[Figure scripts]

***

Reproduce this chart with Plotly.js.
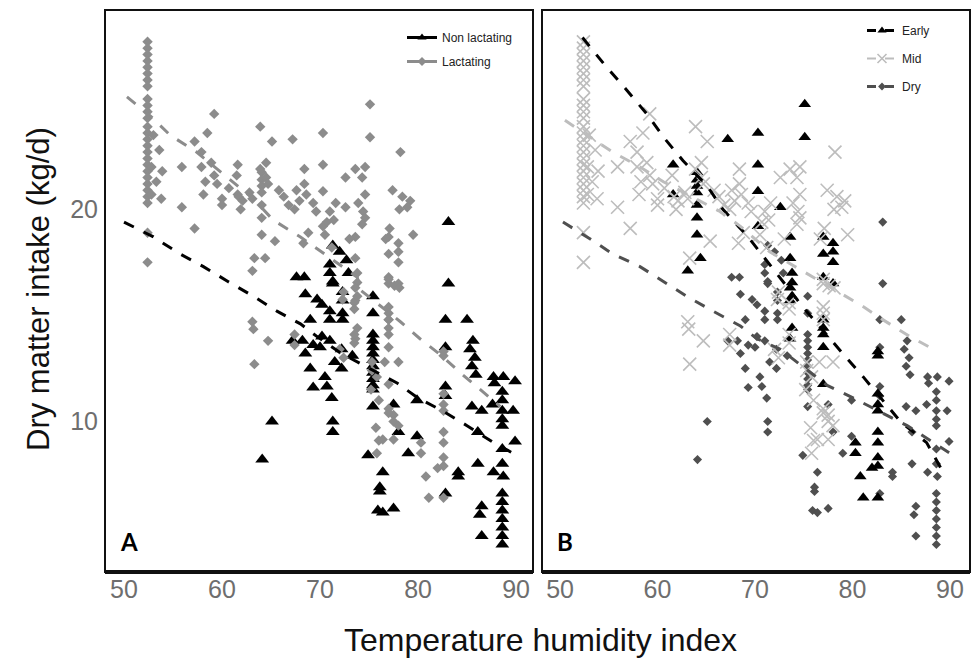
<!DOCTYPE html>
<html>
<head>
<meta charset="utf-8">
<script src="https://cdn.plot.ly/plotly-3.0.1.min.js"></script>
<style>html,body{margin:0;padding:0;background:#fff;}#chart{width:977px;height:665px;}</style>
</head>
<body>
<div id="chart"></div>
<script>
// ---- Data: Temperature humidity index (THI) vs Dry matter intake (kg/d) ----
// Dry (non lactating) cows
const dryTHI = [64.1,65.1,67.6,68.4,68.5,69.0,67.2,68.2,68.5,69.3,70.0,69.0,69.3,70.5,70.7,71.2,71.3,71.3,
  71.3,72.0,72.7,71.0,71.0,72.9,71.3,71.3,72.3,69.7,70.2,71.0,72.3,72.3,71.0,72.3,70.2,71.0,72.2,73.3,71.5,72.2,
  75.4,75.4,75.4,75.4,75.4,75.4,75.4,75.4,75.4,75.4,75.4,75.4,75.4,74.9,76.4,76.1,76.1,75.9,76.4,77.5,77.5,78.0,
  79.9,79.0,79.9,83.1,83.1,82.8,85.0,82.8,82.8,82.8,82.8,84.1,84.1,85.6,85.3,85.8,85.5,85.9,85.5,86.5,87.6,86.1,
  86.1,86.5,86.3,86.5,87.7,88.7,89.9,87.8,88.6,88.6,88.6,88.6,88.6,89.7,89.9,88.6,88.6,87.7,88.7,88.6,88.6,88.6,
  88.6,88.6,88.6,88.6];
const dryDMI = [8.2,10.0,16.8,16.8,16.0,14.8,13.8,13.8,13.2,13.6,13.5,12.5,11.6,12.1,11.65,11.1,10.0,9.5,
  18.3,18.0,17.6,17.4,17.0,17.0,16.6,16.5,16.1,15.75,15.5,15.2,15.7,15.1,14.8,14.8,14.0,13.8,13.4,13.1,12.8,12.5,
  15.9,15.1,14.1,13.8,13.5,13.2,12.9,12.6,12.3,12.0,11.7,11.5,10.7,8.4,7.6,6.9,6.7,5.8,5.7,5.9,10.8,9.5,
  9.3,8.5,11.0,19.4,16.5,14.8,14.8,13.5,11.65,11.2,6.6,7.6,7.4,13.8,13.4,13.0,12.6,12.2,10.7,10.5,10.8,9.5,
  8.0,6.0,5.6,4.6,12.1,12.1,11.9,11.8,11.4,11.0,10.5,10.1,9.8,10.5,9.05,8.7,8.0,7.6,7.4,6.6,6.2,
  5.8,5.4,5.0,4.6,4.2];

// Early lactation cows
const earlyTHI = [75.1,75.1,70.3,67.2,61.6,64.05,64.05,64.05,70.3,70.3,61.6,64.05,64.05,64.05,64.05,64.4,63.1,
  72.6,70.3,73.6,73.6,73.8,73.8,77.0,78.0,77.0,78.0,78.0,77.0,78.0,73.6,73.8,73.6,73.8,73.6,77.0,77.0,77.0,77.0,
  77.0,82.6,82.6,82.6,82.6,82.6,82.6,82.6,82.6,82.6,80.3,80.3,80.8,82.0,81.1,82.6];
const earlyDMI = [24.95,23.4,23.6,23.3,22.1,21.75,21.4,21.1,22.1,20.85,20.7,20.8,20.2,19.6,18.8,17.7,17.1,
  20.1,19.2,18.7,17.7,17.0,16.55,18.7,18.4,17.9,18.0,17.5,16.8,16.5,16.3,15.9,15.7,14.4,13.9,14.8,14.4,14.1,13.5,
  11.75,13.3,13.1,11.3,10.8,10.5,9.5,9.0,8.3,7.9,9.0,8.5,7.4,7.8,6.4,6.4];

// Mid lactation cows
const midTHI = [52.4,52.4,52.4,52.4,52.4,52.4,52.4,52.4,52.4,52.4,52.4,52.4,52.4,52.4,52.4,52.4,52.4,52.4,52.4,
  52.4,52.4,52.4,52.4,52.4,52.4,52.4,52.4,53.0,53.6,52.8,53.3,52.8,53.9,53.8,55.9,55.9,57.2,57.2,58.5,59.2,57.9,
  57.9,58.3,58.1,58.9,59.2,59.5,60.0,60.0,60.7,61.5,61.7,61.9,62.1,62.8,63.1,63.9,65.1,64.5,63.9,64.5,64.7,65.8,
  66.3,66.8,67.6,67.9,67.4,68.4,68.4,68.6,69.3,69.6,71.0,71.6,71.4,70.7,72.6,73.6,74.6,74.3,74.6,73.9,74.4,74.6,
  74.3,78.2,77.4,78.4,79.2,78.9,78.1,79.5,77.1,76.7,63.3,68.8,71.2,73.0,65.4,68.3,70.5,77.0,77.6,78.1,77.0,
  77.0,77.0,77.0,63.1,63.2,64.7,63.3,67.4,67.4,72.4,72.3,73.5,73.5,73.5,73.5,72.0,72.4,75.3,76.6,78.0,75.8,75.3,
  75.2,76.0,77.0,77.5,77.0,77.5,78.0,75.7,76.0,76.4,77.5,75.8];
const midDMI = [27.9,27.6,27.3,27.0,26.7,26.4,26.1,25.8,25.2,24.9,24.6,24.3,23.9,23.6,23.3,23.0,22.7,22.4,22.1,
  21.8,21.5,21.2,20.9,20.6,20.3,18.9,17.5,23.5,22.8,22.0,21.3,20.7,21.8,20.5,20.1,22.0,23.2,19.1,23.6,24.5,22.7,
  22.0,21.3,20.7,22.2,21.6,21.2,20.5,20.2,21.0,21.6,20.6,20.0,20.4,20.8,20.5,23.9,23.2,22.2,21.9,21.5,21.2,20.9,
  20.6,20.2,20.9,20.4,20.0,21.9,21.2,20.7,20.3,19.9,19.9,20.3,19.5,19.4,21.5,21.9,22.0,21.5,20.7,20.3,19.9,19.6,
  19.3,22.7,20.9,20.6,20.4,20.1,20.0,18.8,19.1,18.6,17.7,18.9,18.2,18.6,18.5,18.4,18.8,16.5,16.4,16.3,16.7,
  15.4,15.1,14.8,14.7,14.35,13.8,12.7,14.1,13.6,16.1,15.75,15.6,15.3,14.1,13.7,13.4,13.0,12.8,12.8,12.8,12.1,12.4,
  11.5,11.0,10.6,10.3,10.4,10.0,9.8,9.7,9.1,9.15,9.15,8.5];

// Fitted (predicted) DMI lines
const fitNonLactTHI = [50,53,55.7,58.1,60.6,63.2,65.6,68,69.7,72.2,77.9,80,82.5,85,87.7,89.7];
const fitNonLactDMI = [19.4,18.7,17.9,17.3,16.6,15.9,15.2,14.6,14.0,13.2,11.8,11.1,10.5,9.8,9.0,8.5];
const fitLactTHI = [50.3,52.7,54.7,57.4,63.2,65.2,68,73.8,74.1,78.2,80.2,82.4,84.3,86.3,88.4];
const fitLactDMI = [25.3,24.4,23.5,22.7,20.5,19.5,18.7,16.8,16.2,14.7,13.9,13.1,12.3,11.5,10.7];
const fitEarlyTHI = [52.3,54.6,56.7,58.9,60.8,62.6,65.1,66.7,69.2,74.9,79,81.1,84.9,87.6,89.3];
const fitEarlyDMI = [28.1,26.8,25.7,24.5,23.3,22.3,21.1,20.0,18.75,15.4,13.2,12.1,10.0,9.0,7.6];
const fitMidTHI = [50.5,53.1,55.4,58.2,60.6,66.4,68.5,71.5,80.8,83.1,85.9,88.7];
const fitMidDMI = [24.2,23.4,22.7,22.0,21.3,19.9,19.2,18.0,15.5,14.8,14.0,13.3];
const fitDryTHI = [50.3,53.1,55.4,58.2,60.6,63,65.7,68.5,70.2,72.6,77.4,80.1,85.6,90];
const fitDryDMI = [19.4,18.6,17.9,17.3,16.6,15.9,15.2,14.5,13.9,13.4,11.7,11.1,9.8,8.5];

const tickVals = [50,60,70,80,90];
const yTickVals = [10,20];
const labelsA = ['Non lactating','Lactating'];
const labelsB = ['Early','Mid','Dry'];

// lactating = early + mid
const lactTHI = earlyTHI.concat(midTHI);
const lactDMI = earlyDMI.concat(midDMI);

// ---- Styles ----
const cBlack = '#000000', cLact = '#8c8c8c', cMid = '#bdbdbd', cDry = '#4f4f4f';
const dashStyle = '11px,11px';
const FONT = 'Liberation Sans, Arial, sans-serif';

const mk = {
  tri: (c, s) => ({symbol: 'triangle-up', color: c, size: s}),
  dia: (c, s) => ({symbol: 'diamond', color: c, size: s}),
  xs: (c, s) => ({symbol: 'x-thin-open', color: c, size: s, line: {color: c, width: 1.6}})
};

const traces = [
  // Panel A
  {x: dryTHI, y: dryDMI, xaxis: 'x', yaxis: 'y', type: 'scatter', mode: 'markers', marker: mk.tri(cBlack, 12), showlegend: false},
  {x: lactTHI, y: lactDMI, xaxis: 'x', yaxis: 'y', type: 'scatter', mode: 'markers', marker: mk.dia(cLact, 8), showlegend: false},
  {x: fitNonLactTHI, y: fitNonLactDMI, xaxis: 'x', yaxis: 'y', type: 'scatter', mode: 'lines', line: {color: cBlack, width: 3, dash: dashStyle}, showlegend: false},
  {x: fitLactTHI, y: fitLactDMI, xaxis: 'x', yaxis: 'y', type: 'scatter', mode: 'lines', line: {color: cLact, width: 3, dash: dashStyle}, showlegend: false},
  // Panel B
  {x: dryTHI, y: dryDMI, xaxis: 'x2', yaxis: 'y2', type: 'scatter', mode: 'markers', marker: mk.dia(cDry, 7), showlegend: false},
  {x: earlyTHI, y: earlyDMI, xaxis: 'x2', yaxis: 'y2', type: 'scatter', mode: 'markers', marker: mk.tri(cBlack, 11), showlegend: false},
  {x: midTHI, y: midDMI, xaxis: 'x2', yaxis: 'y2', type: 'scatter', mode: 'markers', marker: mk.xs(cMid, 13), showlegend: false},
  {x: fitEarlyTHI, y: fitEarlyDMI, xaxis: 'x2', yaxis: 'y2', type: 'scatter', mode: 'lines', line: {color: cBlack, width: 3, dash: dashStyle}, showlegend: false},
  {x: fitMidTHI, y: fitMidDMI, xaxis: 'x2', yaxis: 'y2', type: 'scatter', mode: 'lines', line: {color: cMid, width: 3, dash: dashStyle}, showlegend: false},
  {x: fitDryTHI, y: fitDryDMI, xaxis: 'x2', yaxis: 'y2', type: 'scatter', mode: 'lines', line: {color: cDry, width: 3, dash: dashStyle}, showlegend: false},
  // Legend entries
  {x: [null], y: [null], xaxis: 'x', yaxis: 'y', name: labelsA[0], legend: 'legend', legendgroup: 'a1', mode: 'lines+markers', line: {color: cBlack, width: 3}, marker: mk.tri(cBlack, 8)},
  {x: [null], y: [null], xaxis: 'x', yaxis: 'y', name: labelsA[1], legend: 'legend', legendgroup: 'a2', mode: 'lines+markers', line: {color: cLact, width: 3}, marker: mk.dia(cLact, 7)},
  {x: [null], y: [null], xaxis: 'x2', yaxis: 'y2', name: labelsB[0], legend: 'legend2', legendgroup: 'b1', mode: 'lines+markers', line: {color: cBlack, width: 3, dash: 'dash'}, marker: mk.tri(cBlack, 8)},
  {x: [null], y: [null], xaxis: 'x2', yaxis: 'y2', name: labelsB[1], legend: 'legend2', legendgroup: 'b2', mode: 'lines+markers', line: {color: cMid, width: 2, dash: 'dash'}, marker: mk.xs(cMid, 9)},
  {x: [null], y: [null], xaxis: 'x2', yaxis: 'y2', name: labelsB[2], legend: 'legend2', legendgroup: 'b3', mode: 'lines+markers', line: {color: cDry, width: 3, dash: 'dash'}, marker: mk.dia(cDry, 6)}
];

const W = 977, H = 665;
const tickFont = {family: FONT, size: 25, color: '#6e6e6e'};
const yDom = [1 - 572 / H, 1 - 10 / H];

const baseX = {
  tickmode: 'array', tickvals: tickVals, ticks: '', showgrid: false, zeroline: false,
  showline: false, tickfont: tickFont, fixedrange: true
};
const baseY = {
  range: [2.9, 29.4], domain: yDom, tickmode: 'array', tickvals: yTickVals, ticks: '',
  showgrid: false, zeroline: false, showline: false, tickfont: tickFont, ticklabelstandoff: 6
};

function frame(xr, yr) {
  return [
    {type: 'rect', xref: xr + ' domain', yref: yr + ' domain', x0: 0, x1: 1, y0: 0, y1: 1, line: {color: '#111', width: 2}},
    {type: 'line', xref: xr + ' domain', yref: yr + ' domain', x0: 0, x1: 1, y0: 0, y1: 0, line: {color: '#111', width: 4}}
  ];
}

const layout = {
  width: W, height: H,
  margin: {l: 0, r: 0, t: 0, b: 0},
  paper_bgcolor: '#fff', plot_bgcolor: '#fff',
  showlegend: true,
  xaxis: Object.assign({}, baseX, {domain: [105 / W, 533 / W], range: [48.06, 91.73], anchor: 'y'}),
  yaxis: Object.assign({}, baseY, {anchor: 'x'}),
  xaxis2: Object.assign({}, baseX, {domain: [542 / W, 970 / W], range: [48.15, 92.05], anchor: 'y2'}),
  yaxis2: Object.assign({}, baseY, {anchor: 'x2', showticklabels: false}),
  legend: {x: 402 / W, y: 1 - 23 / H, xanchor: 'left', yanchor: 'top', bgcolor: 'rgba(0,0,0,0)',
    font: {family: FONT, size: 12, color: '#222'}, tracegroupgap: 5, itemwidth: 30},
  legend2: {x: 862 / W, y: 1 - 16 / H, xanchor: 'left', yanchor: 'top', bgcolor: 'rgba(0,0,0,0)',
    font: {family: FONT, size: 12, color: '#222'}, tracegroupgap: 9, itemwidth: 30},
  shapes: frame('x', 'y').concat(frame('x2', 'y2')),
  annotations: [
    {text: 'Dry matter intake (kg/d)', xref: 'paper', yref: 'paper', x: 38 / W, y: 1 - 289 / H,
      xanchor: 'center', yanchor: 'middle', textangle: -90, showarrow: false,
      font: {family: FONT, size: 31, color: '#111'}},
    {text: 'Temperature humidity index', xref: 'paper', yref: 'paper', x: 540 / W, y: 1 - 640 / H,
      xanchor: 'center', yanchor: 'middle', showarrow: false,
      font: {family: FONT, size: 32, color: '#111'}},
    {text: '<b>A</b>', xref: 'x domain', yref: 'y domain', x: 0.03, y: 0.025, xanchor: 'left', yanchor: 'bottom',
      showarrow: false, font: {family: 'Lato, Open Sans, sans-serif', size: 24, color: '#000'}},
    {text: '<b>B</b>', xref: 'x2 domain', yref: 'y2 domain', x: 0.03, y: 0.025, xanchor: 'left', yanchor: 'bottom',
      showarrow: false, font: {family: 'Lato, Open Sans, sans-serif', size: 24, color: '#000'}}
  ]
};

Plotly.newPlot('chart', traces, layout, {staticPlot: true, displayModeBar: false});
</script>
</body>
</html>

***

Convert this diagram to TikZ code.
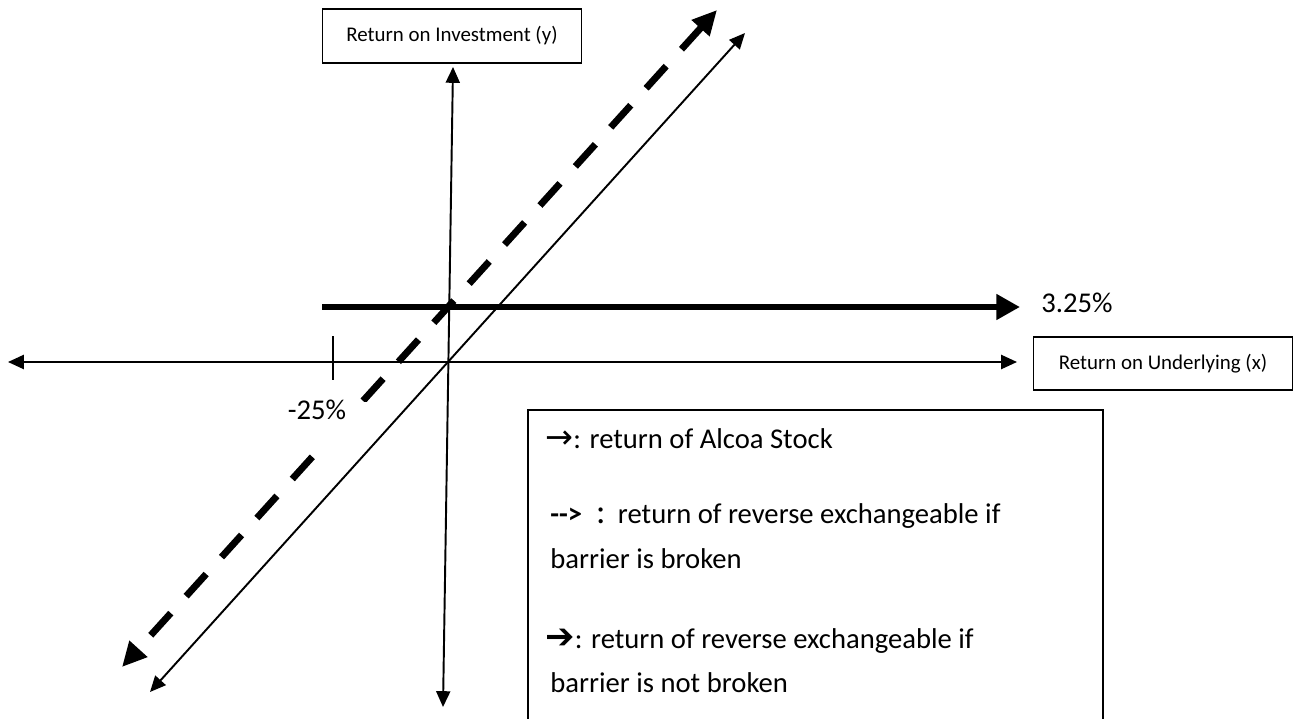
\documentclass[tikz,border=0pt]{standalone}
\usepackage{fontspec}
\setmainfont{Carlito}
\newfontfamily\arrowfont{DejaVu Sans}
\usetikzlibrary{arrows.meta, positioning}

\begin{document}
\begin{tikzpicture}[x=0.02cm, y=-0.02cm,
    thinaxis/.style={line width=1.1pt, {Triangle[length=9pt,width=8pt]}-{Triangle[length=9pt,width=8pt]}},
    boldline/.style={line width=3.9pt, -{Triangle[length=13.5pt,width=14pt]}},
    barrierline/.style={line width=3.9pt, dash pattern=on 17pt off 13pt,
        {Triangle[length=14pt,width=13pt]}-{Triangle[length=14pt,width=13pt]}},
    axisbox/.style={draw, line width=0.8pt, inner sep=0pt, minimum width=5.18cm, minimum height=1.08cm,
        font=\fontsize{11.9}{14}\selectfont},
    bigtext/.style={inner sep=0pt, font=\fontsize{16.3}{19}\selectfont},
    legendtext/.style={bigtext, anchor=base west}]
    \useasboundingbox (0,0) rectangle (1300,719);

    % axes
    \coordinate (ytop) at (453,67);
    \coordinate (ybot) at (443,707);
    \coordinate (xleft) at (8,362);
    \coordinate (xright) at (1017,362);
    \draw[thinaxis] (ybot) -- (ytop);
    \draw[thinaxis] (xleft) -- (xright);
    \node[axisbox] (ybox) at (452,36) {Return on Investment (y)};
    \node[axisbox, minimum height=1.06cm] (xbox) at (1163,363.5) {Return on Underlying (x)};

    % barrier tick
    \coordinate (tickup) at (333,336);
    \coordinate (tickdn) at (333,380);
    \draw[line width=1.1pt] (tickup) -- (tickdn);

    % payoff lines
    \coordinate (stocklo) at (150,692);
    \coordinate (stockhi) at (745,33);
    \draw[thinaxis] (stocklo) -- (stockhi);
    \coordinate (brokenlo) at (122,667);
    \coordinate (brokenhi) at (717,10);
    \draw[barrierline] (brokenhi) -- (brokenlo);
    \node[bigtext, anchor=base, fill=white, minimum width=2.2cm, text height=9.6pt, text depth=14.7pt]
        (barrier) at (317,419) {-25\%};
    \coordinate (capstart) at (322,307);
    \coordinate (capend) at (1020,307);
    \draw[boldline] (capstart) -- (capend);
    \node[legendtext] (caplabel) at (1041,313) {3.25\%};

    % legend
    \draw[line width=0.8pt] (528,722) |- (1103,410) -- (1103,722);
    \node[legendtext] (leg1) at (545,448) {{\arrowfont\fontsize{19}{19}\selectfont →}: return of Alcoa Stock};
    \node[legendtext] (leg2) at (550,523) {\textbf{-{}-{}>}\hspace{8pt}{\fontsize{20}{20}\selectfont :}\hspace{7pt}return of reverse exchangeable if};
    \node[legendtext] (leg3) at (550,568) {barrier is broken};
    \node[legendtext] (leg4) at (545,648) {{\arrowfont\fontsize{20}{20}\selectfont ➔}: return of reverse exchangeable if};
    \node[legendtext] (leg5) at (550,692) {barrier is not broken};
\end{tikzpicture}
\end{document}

***

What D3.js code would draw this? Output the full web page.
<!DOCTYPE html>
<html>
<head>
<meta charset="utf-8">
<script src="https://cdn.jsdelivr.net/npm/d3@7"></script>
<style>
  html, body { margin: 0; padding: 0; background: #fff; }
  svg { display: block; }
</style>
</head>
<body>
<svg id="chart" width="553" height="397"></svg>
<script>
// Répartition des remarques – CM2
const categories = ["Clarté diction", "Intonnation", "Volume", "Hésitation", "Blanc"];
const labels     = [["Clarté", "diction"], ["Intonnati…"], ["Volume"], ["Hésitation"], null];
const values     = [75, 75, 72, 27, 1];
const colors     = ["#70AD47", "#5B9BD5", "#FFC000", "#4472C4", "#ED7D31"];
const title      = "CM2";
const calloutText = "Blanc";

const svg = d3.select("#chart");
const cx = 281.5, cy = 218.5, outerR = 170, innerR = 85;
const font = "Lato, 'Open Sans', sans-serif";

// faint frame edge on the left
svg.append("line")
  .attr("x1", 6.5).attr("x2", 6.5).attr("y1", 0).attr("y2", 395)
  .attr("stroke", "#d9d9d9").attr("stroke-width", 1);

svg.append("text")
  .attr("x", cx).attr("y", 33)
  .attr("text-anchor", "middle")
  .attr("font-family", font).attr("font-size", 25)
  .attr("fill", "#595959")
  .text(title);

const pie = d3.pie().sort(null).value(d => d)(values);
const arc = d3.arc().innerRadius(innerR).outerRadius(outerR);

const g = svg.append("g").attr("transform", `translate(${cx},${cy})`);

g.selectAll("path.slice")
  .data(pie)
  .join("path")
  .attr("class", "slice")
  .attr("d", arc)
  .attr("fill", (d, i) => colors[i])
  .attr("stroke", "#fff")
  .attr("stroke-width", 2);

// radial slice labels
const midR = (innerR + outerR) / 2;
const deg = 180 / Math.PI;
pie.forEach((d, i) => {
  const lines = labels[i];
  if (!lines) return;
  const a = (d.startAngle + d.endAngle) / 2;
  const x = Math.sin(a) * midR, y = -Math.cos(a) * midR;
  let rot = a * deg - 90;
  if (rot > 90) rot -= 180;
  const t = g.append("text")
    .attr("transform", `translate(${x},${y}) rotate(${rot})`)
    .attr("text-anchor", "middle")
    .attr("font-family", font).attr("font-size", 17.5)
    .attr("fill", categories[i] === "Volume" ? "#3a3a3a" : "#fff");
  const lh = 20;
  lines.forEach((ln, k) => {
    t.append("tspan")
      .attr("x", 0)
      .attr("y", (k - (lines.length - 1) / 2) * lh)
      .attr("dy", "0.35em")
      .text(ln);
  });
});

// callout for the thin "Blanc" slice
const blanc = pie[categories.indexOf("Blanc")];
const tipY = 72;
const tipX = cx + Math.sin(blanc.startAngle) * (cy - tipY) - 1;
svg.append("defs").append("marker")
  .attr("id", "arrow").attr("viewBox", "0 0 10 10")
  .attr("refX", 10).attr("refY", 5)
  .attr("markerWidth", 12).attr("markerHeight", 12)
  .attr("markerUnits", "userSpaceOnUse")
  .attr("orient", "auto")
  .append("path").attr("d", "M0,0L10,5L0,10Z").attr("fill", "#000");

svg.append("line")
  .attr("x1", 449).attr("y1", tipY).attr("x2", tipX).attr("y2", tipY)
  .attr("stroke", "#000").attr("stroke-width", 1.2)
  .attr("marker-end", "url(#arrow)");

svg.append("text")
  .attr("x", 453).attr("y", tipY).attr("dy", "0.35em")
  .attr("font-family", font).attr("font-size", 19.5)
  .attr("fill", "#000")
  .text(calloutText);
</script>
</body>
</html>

***

GIVEN PROBLEM: Output exactly the lines from the one containing "Convert this diagram to TikZ code." through the one containing "(0,0) rectangle (1300,719);", both included, and nothing else; leave out any pictures.

ANSWER TO THIS EXERCISE:
Convert this diagram to TikZ code.
\documentclass[tikz,border=0pt]{standalone}
\usepackage{fontspec}
\setmainfont{Carlito}
\newfontfamily\arrowfont{DejaVu Sans}
\usetikzlibrary{arrows.meta, positioning}

\begin{document}
\begin{tikzpicture}[x=0.02cm, y=-0.02cm,
    thinaxis/.style={line width=1.1pt, {Triangle[length=9pt,width=8pt]}-{Triangle[length=9pt,width=8pt]}},
    boldline/.style={line width=3.9pt, -{Triangle[length=13.5pt,width=14pt]}},
    barrierline/.style={line width=3.9pt, dash pattern=on 17pt off 13pt,
        {Triangle[length=14pt,width=13pt]}-{Triangle[length=14pt,width=13pt]}},
    axisbox/.style={draw, line width=0.8pt, inner sep=0pt, minimum width=5.18cm, minimum height=1.08cm,
        font=\fontsize{11.9}{14}\selectfont},
    bigtext/.style={inner sep=0pt, font=\fontsize{16.3}{19}\selectfont},
    legendtext/.style={bigtext, anchor=base west}]
    \useasboundingbox (0,0) rectangle (1300,719);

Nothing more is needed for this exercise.